---- Dataset records
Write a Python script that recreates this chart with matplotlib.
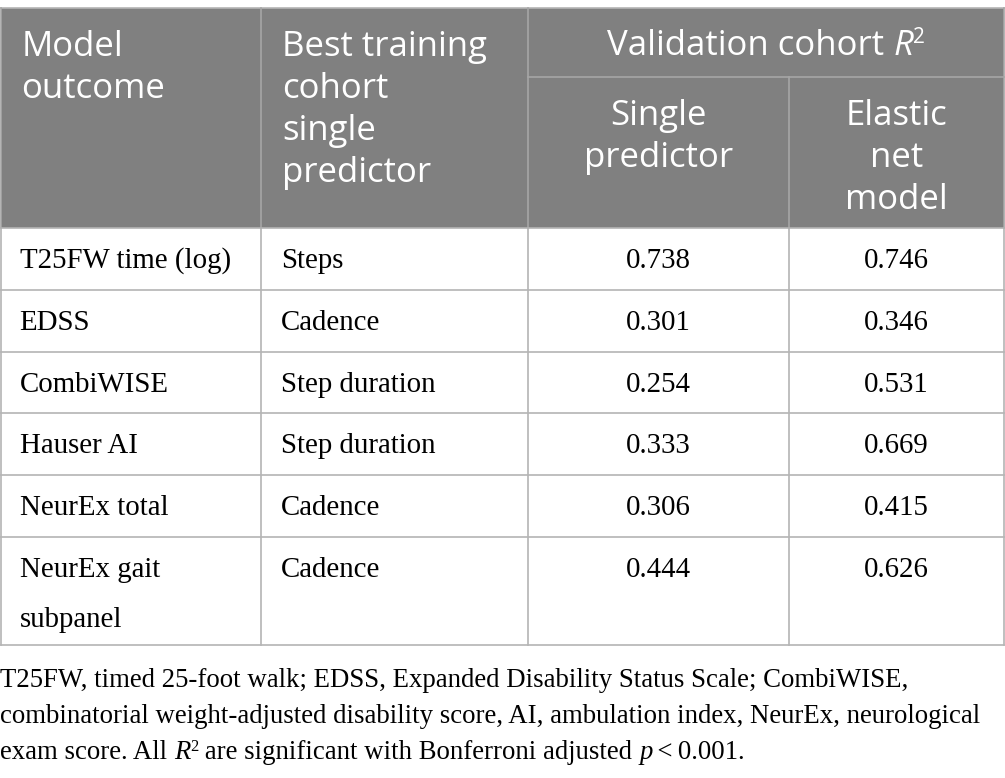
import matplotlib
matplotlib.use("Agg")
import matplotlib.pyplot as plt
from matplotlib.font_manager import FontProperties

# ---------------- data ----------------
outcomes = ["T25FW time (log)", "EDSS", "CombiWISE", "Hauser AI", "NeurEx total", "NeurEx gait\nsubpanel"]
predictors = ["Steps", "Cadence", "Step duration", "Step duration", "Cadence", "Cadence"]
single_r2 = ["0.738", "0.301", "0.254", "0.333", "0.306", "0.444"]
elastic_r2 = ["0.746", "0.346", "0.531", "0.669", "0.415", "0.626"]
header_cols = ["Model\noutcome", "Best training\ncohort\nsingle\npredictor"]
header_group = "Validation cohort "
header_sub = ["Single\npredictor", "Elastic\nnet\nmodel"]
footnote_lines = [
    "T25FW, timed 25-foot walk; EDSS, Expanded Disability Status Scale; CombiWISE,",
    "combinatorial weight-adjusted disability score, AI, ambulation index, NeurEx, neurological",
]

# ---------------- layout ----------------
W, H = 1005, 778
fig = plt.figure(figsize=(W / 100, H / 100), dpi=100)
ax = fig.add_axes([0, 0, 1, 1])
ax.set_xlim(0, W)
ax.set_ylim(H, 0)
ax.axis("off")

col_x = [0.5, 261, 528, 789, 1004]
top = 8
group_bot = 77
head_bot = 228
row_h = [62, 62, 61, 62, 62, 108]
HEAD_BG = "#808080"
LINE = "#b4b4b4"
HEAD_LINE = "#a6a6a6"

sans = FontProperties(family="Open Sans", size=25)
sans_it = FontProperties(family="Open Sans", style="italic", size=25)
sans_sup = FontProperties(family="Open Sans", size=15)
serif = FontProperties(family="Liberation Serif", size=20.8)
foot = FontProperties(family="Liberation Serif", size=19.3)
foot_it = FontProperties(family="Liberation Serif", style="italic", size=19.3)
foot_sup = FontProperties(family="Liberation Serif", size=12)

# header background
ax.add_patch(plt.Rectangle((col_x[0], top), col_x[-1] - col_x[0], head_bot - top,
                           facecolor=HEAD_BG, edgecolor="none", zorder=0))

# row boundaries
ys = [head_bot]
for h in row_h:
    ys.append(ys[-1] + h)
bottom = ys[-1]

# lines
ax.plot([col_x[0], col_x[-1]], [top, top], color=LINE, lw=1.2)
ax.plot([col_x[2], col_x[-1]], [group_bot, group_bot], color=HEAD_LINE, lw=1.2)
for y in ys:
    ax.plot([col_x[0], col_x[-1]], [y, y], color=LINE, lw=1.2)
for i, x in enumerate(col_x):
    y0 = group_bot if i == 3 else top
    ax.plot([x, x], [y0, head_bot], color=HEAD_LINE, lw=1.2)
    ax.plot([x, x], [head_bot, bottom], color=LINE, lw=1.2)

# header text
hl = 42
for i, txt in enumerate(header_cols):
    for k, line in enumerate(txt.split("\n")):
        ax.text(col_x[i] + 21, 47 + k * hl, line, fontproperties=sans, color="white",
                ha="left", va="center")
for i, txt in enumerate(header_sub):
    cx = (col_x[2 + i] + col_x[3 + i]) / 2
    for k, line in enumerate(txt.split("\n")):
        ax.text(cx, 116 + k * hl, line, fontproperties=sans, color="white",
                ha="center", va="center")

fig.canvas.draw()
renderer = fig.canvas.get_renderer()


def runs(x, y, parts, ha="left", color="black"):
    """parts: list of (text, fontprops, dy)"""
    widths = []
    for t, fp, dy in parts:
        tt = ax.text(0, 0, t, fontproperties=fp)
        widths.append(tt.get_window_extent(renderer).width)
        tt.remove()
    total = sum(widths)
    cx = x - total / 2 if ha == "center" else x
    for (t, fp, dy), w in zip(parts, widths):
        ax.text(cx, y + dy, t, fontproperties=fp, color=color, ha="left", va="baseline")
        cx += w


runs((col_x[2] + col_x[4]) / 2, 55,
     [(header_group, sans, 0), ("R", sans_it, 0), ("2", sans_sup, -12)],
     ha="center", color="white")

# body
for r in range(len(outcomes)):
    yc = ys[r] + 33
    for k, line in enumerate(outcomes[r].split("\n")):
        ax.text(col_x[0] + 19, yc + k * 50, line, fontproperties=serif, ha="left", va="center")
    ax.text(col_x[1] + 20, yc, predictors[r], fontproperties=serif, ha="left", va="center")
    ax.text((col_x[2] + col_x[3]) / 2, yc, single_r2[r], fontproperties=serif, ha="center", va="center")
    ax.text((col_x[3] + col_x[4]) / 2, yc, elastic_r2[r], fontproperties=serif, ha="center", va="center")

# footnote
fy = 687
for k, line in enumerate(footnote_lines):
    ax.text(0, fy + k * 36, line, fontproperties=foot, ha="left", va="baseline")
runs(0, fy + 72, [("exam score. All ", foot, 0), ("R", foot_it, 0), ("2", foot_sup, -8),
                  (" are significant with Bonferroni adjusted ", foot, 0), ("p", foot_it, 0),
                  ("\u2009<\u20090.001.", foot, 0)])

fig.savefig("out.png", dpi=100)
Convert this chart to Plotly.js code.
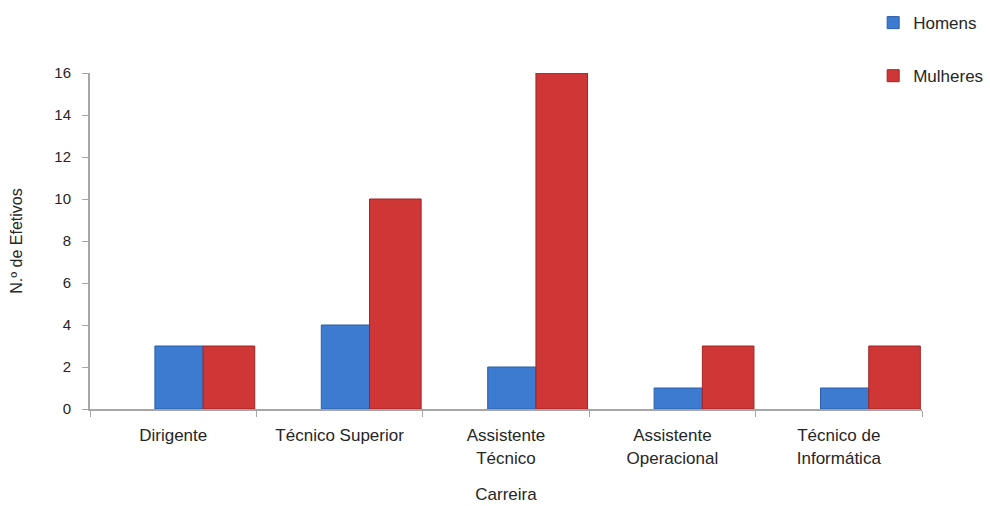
--------
→ **Request**:
Reproduce every entry word for word, but skip any pictures.

→ **Finished task**:
Write a Python script that recreates this chart with matplotlib.
import matplotlib
matplotlib.use("Agg")
import matplotlib.pyplot as plt
from matplotlib.font_manager import FontProperties

# ---------------- data ----------------
outcomes = ["T25FW time (log)", "EDSS", "CombiWISE", "Hauser AI", "NeurEx total", "NeurEx gait\nsubpanel"]
predictors = ["Steps", "Cadence", "Step duration", "Step duration", "Cadence", "Cadence"]
single_r2 = ["0.738", "0.301", "0.254", "0.333", "0.306", "0.444"]
elastic_r2 = ["0.746", "0.346", "0.531", "0.669", "0.415", "0.626"]
header_cols = ["Model\noutcome", "Best training\ncohort\nsingle\npredictor"]
header_group = "Validation cohort "
header_sub = ["Single\npredictor", "Elastic\nnet\nmodel"]
footnote_lines = [
    "T25FW, timed 25-foot walk; EDSS, Expanded Disability Status Scale; CombiWISE,",
    "combinatorial weight-adjusted disability score, AI, ambulation index, NeurEx, neurological",
]

# ---------------- layout ----------------
W, H = 1005, 778
fig = plt.figure(figsize=(W / 100, H / 100), dpi=100)
ax = fig.add_axes([0, 0, 1, 1])
ax.set_xlim(0, W)
ax.set_ylim(H, 0)
ax.axis("off")

col_x = [0.5, 261, 528, 789, 1004]
top = 8
group_bot = 77
head_bot = 228
row_h = [62, 62, 61, 62, 62, 108]
HEAD_BG = "#808080"
LINE = "#b4b4b4"
HEAD_LINE = "#a6a6a6"

sans = FontProperties(family="Open Sans", size=25)
sans_it = FontProperties(family="Open Sans", style="italic", size=25)
sans_sup = FontProperties(family="Open Sans", size=15)
serif = FontProperties(family="Liberation Serif", size=20.8)
foot = FontProperties(family="Liberation Serif", size=19.3)
foot_it = FontProperties(family="Liberation Serif", style="italic", size=19.3)
foot_sup = FontProperties(family="Liberation Serif", size=12)

# header background
ax.add_patch(plt.Rectangle((col_x[0], top), col_x[-1] - col_x[0], head_bot - top,
                           facecolor=HEAD_BG, edgecolor="none", zorder=0))

# row boundaries
ys = [head_bot]
for h in row_h:
    ys.append(ys[-1] + h)
bottom = ys[-1]

# lines
ax.plot([col_x[0], col_x[-1]], [top, top], color=LINE, lw=1.2)
ax.plot([col_x[2], col_x[-1]], [group_bot, group_bot], color=HEAD_LINE, lw=1.2)
for y in ys:
    ax.plot([col_x[0], col_x[-1]], [y, y], color=LINE, lw=1.2)
for i, x in enumerate(col_x):
    y0 = group_bot if i == 3 else top
    ax.plot([x, x], [y0, head_bot], color=HEAD_LINE, lw=1.2)
    ax.plot([x, x], [head_bot, bottom], color=LINE, lw=1.2)

# header text
hl = 42
for i, txt in enumerate(header_cols):
    for k, line in enumerate(txt.split("\n")):
        ax.text(col_x[i] + 21, 47 + k * hl, line, fontproperties=sans, color="white",
                ha="left", va="center")
for i, txt in enumerate(header_sub):
    cx = (col_x[2 + i] + col_x[3 + i]) / 2
    for k, line in enumerate(txt.split("\n")):
        ax.text(cx, 116 + k * hl, line, fontproperties=sans, color="white",
                ha="center", va="center")

fig.canvas.draw()
renderer = fig.canvas.get_renderer()


def runs(x, y, parts, ha="left", color="black"):
    """parts: list of (text, fontprops, dy)"""
    widths = []
    for t, fp, dy in parts:
        tt = ax.text(0, 0, t, fontproperties=fp)
        widths.append(tt.get_window_extent(renderer).width)
        tt.remove()
    total = sum(widths)
    cx = x - total / 2 if ha == "center" else x
    for (t, fp, dy), w in zip(parts, widths):
        ax.text(cx, y + dy, t, fontproperties=fp, color=color, ha="left", va="baseline")
        cx += w


runs((col_x[2] + col_x[4]) / 2, 55,
     [(header_group, sans, 0), ("R", sans_it, 0), ("2", sans_sup, -12)],
     ha="center", color="white")

# body
for r in range(len(outcomes)):
    yc = ys[r] + 33
    for k, line in enumerate(outcomes[r].split("\n")):
        ax.text(col_x[0] + 19, yc + k * 50, line, fontproperties=serif, ha="left", va="center")
    ax.text(col_x[1] + 20, yc, predictors[r], fontproperties=serif, ha="left", va="center")
    ax.text((col_x[2] + col_x[3]) / 2, yc, single_r2[r], fontproperties=serif, ha="center", va="center")
    ax.text((col_x[3] + col_x[4]) / 2, yc, elastic_r2[r], fontproperties=serif, ha="center", va="center")

# footnote
fy = 687
for k, line in enumerate(footnote_lines):
    ax.text(0, fy + k * 36, line, fontproperties=foot, ha="left", va="baseline")
runs(0, fy + 72, [("exam score. All ", foot, 0), ("R", foot_it, 0), ("2", foot_sup, -8),
                  (" are significant with Bonferroni adjusted ", foot, 0), ("p", foot_it, 0),
                  ("\u2009<\u20090.001.", foot, 0)])

fig.savefig("out.png", dpi=100)
Convert this chart to Plotly.js code.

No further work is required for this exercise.